Teaching Conversational English in Peru
Although Cora served on 10 previous volunteer programs with Global Volunteers, she proclaims her assignment teaching conversational English in Peru was her most rewarding volunteer experience to date! Never having taught conversational English classes before, she was moved to answer the urgent call of La Molina University, one of our community partners in Lima. She now urges other volunteers to teach conversational English in Peru and experience the reward of helping university students prepare for their futures. Her conversation with Daniel Salazar:
The Project
I facilitated English conversation with a group of students age 17-29, many of whom are working on their masters.
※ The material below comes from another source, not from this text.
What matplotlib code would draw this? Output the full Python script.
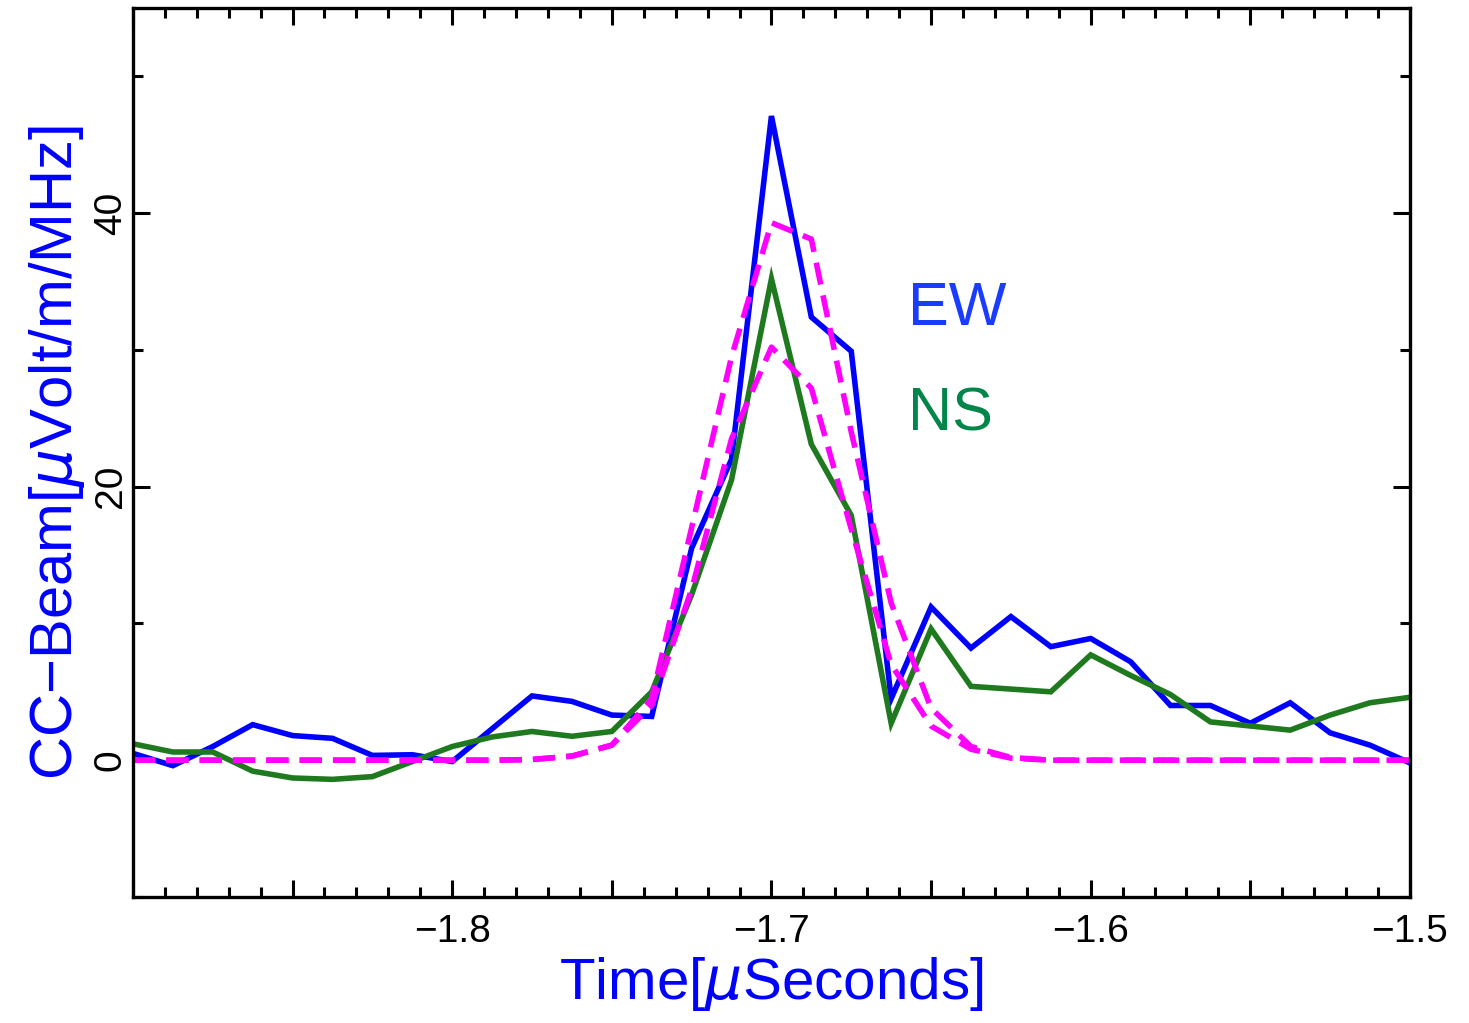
import numpy as np
import matplotlib
matplotlib.use("Agg")
import matplotlib.pyplot as plt
from matplotlib.ticker import MultipleLocator, FixedLocator

# time samples (microseconds), 12.5 ns spacing
time_us = [-1.9, -1.8875, -1.875, -1.8625, -1.85, -1.8375, -1.825, -1.8125,
           -1.8, -1.7875, -1.775, -1.7625, -1.75, -1.7375, -1.725, -1.7125,
           -1.7, -1.6875, -1.675, -1.6625, -1.65, -1.6375, -1.625, -1.6125,
           -1.6, -1.5875, -1.575, -1.5625, -1.55, -1.5375, -1.525, -1.5125,
           -1.5]

# CC-beam, east-west polarisation
beam_ew = [0.5, -0.4, 1.0, 2.6, 1.8, 1.6, 0.35, 0.4,
           -0.1, 2.3, 4.7, 4.3, 3.3, 3.2, 15.5, 22.0,
           47.1, 32.4, 29.9, 4.5, 11.2, 8.2, 10.5, 8.3,
           8.9, 7.2, 4.0, 4.0, 2.7, 4.2, 2.0, 1.1,
           -0.2]

# CC-beam, north-south polarisation
beam_ns = [1.2, 0.6, 0.6, -0.8, -1.3, -1.4, -1.2, -0.1,
           1.0, 1.7, 2.1, 1.75, 2.1, 5.0, 12.1, 20.5,
           35.2, 23.1, 17.9, 2.7, 9.6, 5.4, 5.2, 5.0,
           7.7, 6.2, 4.8, 2.8, 2.5, 2.2, 3.3, 4.2,
           4.6]

# fitted pulse shapes (dashed)
fit_ew = [0, 0, 0, 0, 0, 0, 0, 0,
          0, 0, 0.05, 0.3, 1.1, 4.5, 17.0, 29.5,
          39.3, 38.1, 24.0, 11.5, 3.8, 1.0, 0.2, 0,
          0, 0, 0, 0, 0, 0, 0, 0,
          0]
fit_ns = [0, 0, 0, 0, 0, 0, 0, 0,
          0, 0, 0.05, 0.3, 1.1, 4.0, 12.5, 23.5,
          30.2, 27.2, 16.9, 7.0, 2.5, 0.8, 0.15, 0,
          0, 0, 0, 0, 0, 0, 0, 0,
          0]

plt.rcParams['font.family'] = ['Liberation Sans', 'DejaVu Sans']

fig = plt.figure(figsize=(14.69, 10.23), dpi=100)
ax = fig.add_axes([0.0905, 0.1232, 0.8693, 0.869])

lw = 4.0
ax.plot(time_us, beam_ew, color='#0000ff', lw=lw, solid_joinstyle='miter')
ax.plot(time_us, beam_ns, color='#1f7a1f', lw=lw, solid_joinstyle='miter')
ax.plot(time_us, fit_ew, color='#ff00ff', lw=lw, dashes=(4, 2))
ax.plot(time_us, fit_ns, color='#ff00ff', lw=lw, dashes=(4, 2))

ax.set_xlim(-1.9, -1.5)
ax.set_ylim(-10, 55)

# labels only every 0.1, and none at the left edge
xmajor = [-1.9, -1.85, -1.8, -1.75, -1.7, -1.65, -1.6, -1.55, -1.5]
xlabels = ['', '', '\u22121.8', '', '\u22121.7', '', '\u22121.6', '', '\u22121.5']
ax.xaxis.set_major_locator(FixedLocator(xmajor))
ax.set_xticklabels(xlabels)
ax.xaxis.set_minor_locator(MultipleLocator(0.01))
ax.yaxis.set_major_locator(FixedLocator([0, 20, 40]))
ax.yaxis.set_minor_locator(FixedLocator([-10, 10, 30, 50]))

ax.tick_params(which='both', direction='in', top=True, right=True,
               width=2.2, colors='black')
ax.tick_params(which='major', length=12, labelsize=28, pad=12)
ax.tick_params(axis='y', which='major', pad=3)
ax.tick_params(which='minor', length=7)
for lab in ax.get_yticklabels():
    lab.set_rotation(90)
    lab.set_va('center')
for sp in ax.spines.values():
    sp.set_linewidth(2.4)

ax.set_xlabel('Time[$\\mu$Seconds]', color='#0000ff', fontsize=42, labelpad=4)
ax.set_ylabel('CC\u2212Beam[$\\mu$Volt/m/MHz]', color='#0000ff', fontsize=43,
              labelpad=4)

ax.text(-1.6572, 31.8, 'EW', color='#1a3cff', fontsize=44, va='baseline')
ax.text(-1.6572, 24.1, 'NS', color='#00854a', fontsize=44, va='baseline')

fig.savefig('out.png', dpi=100)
To start, I created an assessment questionnaire called “getting to know you, ” to assess their interests and capabilities. I used that as a basis to teach, and then we studied pronunciation, idioms, and heteronyms. We sang songs, played games; anything to generate interest, anything didactic.
The Impact
In order to develop and progress in their careers, the La Molina students must acquire not only reading comprehension skills, but be capable of communicating easily with English-speaking people. Practicing English conversation opens up many more opportunities for them.
The Reward
Personally, teaching conversational English was totally out of my comfort zone. In all my Global Volunteers trips, I had never done it. And these were non-English speakers! I had definitely some apprehension about my role and their response. Our team leader, Maru, told me the best way to help them was to focus on conversation.
“Over the past two weeks I have grown to adore my students, who are very bright. They are polite and interested about English, me, and America. We have become a very close group, which I had not anticipated, and which has been totally rewarding.”
Even though I required them to mainly speak with each other, they gained a great deal of confidence in word choice and pronunciation. I also taught them idioms – hard to explain, but Americans use a lot of idioms, they’re important.
The Experience
“I think that this is probably one of the most rewarding programs I have done in all my ten trips with Global Volunteers.”
I think this experience was so rewarding because the Hotel Torreblanca treated us like family. Our team leaders were always making sure we had what we needed. The food is abundant. While the traffic was horrible, our driver was safe and aware; I rarely felt threatened. It is a safe environment were we stay and where we are with the students. The people at La Molina have always attended to our needs, and the students have become family.
Teach conversational English in Peru
I highly recommend the program and would hope that more people would do it. My recommendation: Take the challenge. No experience needed. No excuses. If you speak English, you can teach conversational English in Peru!